> _EXERCISE OBJECTIVE_
Omit all images, then return the remaining material exactly as it stands.
==================================================
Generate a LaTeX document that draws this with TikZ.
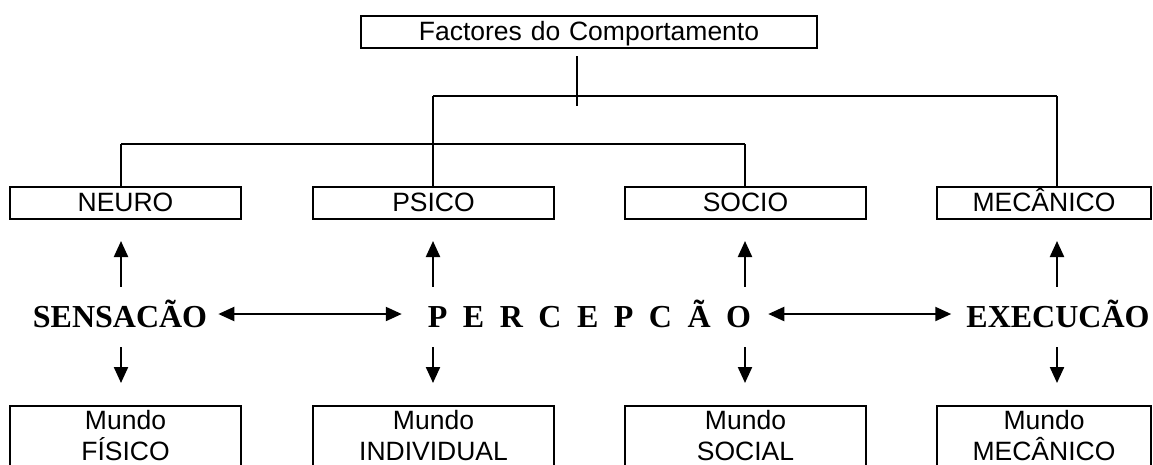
\documentclass[tikz,border=0pt]{standalone}
\usepackage{fontspec}
\setmainfont{Liberation Sans}
\newfontfamily\serifbf{Liberation Serif}
\usetikzlibrary{arrows.meta}
\newcommand\lsp{\hspace{15.5pt}}
\begin{document}
\begin{tikzpicture}[x=1pt,y=-1pt,
  box/.style={draw, line width=2pt, inner sep=0pt, text height=24pt, text depth=8pt,
    align=center, font=\fontsize{26.5}{28}\selectfont},
  world/.style={draw, line width=2pt, inner sep=0pt, anchor=north, text height=23.3pt,
    text depth=80pt, align=center, font=\fontsize{26.5}{31}\selectfont},
  big/.style={inner sep=0pt, anchor=base, text height=26pt, text depth=0pt,
    font=\serifbf\bfseries\fontsize{32}{36}\selectfont},
  conn/.style={line width=1.6pt},
  tip/.tip={Triangle[length=16pt,width=14pt]},
  arr/.style={line width=2.2pt, -tip},
  darr/.style={line width=2.2pt, tip-tip}]
\useasboundingbox (0,0) rectangle (1153,464);
\clip (0,0) rectangle (1153,464);

% top box
\node[box, text width=456pt] (top) at (589,32) {Factores do Comportamento};

% second row
\node[box, text width=231pt] (neuro) at (125.5,203) {NEURO};
\node[box, text width=241pt] (psico) at (433.5,203) {PSICO};
\node[box, text width=241pt] (socio) at (745.5,203) {SOCIO};
\node[box, text width=214pt] (mec) at (1044,203) {MECÂNICO};

% worlds
\node[world, text width=231pt] (w1) at (125.5,405) {Mundo\\FÍSICO};
\node[world, text width=241pt] (w2) at (433.5,405) {Mundo\\INDIVIDUAL};
\node[world, text width=241pt] (w3) at (745.5,405) {Mundo\\SOCIAL};
\node[world, text width=214pt] (w4) at (1044,405) {Mundo\\MECÂNICO};

% middle words
\node[big] (sens) at (120,327) {SENSACÃO};
\node[big] (perc) at (589.5,327) {P\lsp E\lsp R\lsp C\lsp E\lsp P\lsp C\lsp Ã\lsp O};
\node[big] (exec) at (1058,327) {EXECUCÃO};

% tree connectors
\coordinate (ttop) at (577,56);
\coordinate (tbot) at (577,106);
\coordinate (c1) at (121,144);
\coordinate (c2) at (433,96);
\coordinate (c3) at (745,144);
\coordinate (c4) at (1057,96);
\draw[conn] (ttop) -- (tbot);
\draw[conn] (c2) -- (c4);
\draw[conn] (c1) -- (c3);
\draw[conn] (c1) -- (c1 |- neuro.north);
\draw[conn] (c2) -- (c2 |- psico.north);
\draw[conn] (c3) -- (c3 |- socio.north);
\draw[conn] (c4) -- (c4 |- mec.north);

% vertical arrows
\draw[arr, shorten <=14pt, shorten >=21pt] (c1 |- sens.north) -- (c1 |- neuro.south);
\draw[arr, shorten <=14pt, shorten >=21pt] (c2 |- perc.north) -- (c2 |- psico.south);
\draw[arr, shorten <=14pt, shorten >=21pt] (c3 |- perc.north) -- (c3 |- socio.south);
\draw[arr, shorten <=14pt, shorten >=21pt] (c4 |- exec.north) -- (c4 |- mec.south);
\draw[arr, shorten <=20pt, shorten >=22pt] (c1 |- sens.base) -- (c1 |- w1.north);
\draw[arr, shorten <=20pt, shorten >=22pt] (c2 |- perc.base) -- (c2 |- w2.north);
\draw[arr, shorten <=20pt, shorten >=22pt] (c3 |- perc.base) -- (c3 |- w3.north);
\draw[arr, shorten <=20pt, shorten >=22pt] (c4 |- exec.base) -- (c4 |- w4.north);

% horizontal arrows
\draw[darr, shorten <=11pt, shorten >=26pt] (sens.east) -- (perc.west);
\draw[darr, shorten <=17pt, shorten >=15pt] (perc.east) -- (exec.west);
\end{tikzpicture}
\end{document}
==================================================
> _WORKED SOLUTION_
Generate a LaTeX document that draws this with TikZ.
\documentclass[tikz,border=0pt]{standalone}
\usepackage{fontspec}
\setmainfont{Liberation Sans}
\newfontfamily\serifbf{Liberation Serif}
\usetikzlibrary{arrows.meta}
\newcommand\lsp{\hspace{15.5pt}}
\begin{document}
\begin{tikzpicture}[x=1pt,y=-1pt,
  box/.style={draw, line width=2pt, inner sep=0pt, text height=24pt, text depth=8pt,
    align=center, font=\fontsize{26.5}{28}\selectfont},
  world/.style={draw, line width=2pt, inner sep=0pt, anchor=north, text height=23.3pt,
    text depth=80pt, align=center, font=\fontsize{26.5}{31}\selectfont},
  big/.style={inner sep=0pt, anchor=base, text height=26pt, text depth=0pt,
    font=\serifbf\bfseries\fontsize{32}{36}\selectfont},
  conn/.style={line width=1.6pt},
  tip/.tip={Triangle[length=16pt,width=14pt]},
  arr/.style={line width=2.2pt, -tip},
  darr/.style={line width=2.2pt, tip-tip}]
\useasboundingbox (0,0) rectangle (1153,464);
\clip (0,0) rectangle (1153,464);

% top box
\node[box, text width=456pt] (top) at (589,32) {Factores do Comportamento};

% second row
\node[box, text width=231pt] (neuro) at (125.5,203) {NEURO};
\node[box, text width=241pt] (psico) at (433.5,203) {PSICO};
\node[box, text width=241pt] (socio) at (745.5,203) {SOCIO};
\node[box, text width=214pt] (mec) at (1044,203) {MECÂNICO};

% worlds
\node[world, text width=231pt] (w1) at (125.5,405) {Mundo\\FÍSICO};
\node[world, text width=241pt] (w2) at (433.5,405) {Mundo\\INDIVIDUAL};
\node[world, text width=241pt] (w3) at (745.5,405) {Mundo\\SOCIAL};
\node[world, text width=214pt] (w4) at (1044,405) {Mundo\\MECÂNICO};

% middle words
\node[big] (sens) at (120,327) {SENSACÃO};
\node[big] (perc) at (589.5,327) {P\lsp E\lsp R\lsp C\lsp E\lsp P\lsp C\lsp Ã\lsp O};
\node[big] (exec) at (1058,327) {EXECUCÃO};

% tree connectors
\coordinate (ttop) at (577,56);
\coordinate (tbot) at (577,106);
\coordinate (c1) at (121,144);
\coordinate (c2) at (433,96);
\coordinate (c3) at (745,144);
\coordinate (c4) at (1057,96);
\draw[conn] (ttop) -- (tbot);
\draw[conn] (c2) -- (c4);
\draw[conn] (c1) -- (c3);
\draw[conn] (c1) -- (c1 |- neuro.north);
\draw[conn] (c2) -- (c2 |- psico.north);
\draw[conn] (c3) -- (c3 |- socio.north);
\draw[conn] (c4) -- (c4 |- mec.north);

% vertical arrows
\draw[arr, shorten <=14pt, shorten >=21pt] (c1 |- sens.north) -- (c1 |- neuro.south);
\draw[arr, shorten <=14pt, shorten >=21pt] (c2 |- perc.north) -- (c2 |- psico.south);
\draw[arr, shorten <=14pt, shorten >=21pt] (c3 |- perc.north) -- (c3 |- socio.south);
\draw[arr, shorten <=14pt, shorten >=21pt] (c4 |- exec.north) -- (c4 |- mec.south);
\draw[arr, shorten <=20pt, shorten >=22pt] (c1 |- sens.base) -- (c1 |- w1.north);
\draw[arr, shorten <=20pt, shorten >=22pt] (c2 |- perc.base) -- (c2 |- w2.north);
\draw[arr, shorten <=20pt, shorten >=22pt] (c3 |- perc.base) -- (c3 |- w3.north);
\draw[arr, shorten <=20pt, shorten >=22pt] (c4 |- exec.base) -- (c4 |- w4.north);

% horizontal arrows
\draw[darr, shorten <=11pt, shorten >=26pt] (sens.east) -- (perc.west);
\draw[darr, shorten <=17pt, shorten >=15pt] (perc.east) -- (exec.west);
\end{tikzpicture}
\end{document}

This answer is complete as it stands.